Rebels downed two SU-25 fighters in the Donetsk region, Defense Ministry spokesman Oleksiy Dmytrashkovsky said by phone today. They were hit from a rebel missile-defense system over the village of Dmytrivka. The pilots ejected and their whereabouts are unknown, the ministry said on Facebook.
The incident comes nearly a week after MH17 was hit by a missile that the U.S. says was probably fired from a Russian- supplied launcher. If verified, it raises the question of whether President Vladimir Putin’s military is still allowing the pro-Russian rebels access to weaponry capable of downing fighters. Insurgents also have used less advanced anti-aircraft weapons, which could be used to target low-flying planes.

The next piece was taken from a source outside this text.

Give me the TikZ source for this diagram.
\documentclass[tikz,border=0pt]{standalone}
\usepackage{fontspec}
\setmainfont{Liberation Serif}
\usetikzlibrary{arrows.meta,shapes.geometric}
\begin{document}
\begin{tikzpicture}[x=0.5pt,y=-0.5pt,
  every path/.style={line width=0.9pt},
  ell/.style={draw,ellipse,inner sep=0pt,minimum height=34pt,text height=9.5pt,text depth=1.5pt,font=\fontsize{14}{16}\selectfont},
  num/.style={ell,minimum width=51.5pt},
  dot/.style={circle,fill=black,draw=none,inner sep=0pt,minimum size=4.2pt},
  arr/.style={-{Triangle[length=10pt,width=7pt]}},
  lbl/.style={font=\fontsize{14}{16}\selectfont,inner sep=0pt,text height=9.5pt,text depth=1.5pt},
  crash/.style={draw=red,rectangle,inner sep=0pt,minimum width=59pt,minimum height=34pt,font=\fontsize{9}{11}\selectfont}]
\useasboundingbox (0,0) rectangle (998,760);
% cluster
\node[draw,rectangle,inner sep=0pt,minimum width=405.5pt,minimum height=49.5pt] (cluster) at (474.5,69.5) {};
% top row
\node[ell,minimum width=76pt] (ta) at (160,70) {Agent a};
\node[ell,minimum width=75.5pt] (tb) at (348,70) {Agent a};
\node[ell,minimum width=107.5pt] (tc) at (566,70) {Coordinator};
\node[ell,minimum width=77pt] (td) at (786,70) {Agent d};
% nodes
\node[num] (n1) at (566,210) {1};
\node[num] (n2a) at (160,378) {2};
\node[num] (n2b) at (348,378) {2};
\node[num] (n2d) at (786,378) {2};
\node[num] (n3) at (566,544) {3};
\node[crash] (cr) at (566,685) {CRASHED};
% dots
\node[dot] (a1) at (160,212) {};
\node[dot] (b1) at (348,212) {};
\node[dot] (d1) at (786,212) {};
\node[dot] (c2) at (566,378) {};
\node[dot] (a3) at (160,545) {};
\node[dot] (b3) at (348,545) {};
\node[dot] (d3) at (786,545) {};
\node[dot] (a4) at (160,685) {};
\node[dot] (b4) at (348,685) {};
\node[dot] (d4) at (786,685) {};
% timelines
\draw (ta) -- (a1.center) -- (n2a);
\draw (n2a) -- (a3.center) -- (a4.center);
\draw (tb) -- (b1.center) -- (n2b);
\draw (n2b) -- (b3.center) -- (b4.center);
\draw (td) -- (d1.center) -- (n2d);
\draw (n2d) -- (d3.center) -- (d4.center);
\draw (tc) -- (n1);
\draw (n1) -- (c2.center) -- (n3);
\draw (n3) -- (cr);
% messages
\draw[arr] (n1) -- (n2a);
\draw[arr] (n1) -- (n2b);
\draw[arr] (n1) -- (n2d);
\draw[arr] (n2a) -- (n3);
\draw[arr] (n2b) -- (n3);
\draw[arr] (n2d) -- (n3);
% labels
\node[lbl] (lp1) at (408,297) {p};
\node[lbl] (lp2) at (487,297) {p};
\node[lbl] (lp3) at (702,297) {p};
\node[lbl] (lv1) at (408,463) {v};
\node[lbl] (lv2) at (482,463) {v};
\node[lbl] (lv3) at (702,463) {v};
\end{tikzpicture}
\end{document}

“This shoot-down shows the separatists are pressing ahead even as the Ukrainian army advances,” Joerg Forbrig, senior program officer for central and eastern Europe at the Berlin bureau of the German Marshall Fund of the U.S., said by phone. “The rebels are clearly determined to resist and Russia is determined to help them.”
The attacks bring the number of Ukrainian aircraft destroyed by rebels to at least 16 during the conflict, according to a count earlier this week by Deputy Prime Minister Volodymyr Hroisman.
Transport Plane
Three days before the MH17 downing on July 17, insurgents shot down an An-26 military transport in eastern Ukraine with a “powerful weapon” they’d previously not used and at 6,500 meters (21,300 feet), an altitude the militants’ shoulder-fired missiles can’t reach, the Defense Ministry said. The attacks have killed at least 60 people.
The Micex Index of Russian stocks erased gains after news the fighters were shot down, falling 0.7 percent at 5:03 p.m. in Moscow. It’s down 7 percent this year.
Meanwhile, two planes carrying bodies from flight MH17 left eastern Ukraine today for the Netherlands for identification, as questions were raised over whether all the victims’ remains had been recovered from rebel-held territory. The Netherlands, which lost 193 of the 298 people who died in the July 17 downing of the Boeing Co. 777, held a day of mourning.
Australian Prime Minister Tony Abbott, whose country lost 27 people, said officials were unsure how many bodies had been recovered from the site near Grabovo, less than 60 miles (100 kilometers) from Russia’s border, and sent to Ukraine’s second city, Kharkiv. Officials there recommended a more thorough search.
“My fear is that unless we do more, unless we prepare for further possible measures, some will never come home,” Abbott told reporters in Canberra. “That would be completely unacceptable for bereaved families in Australia and right around the world.”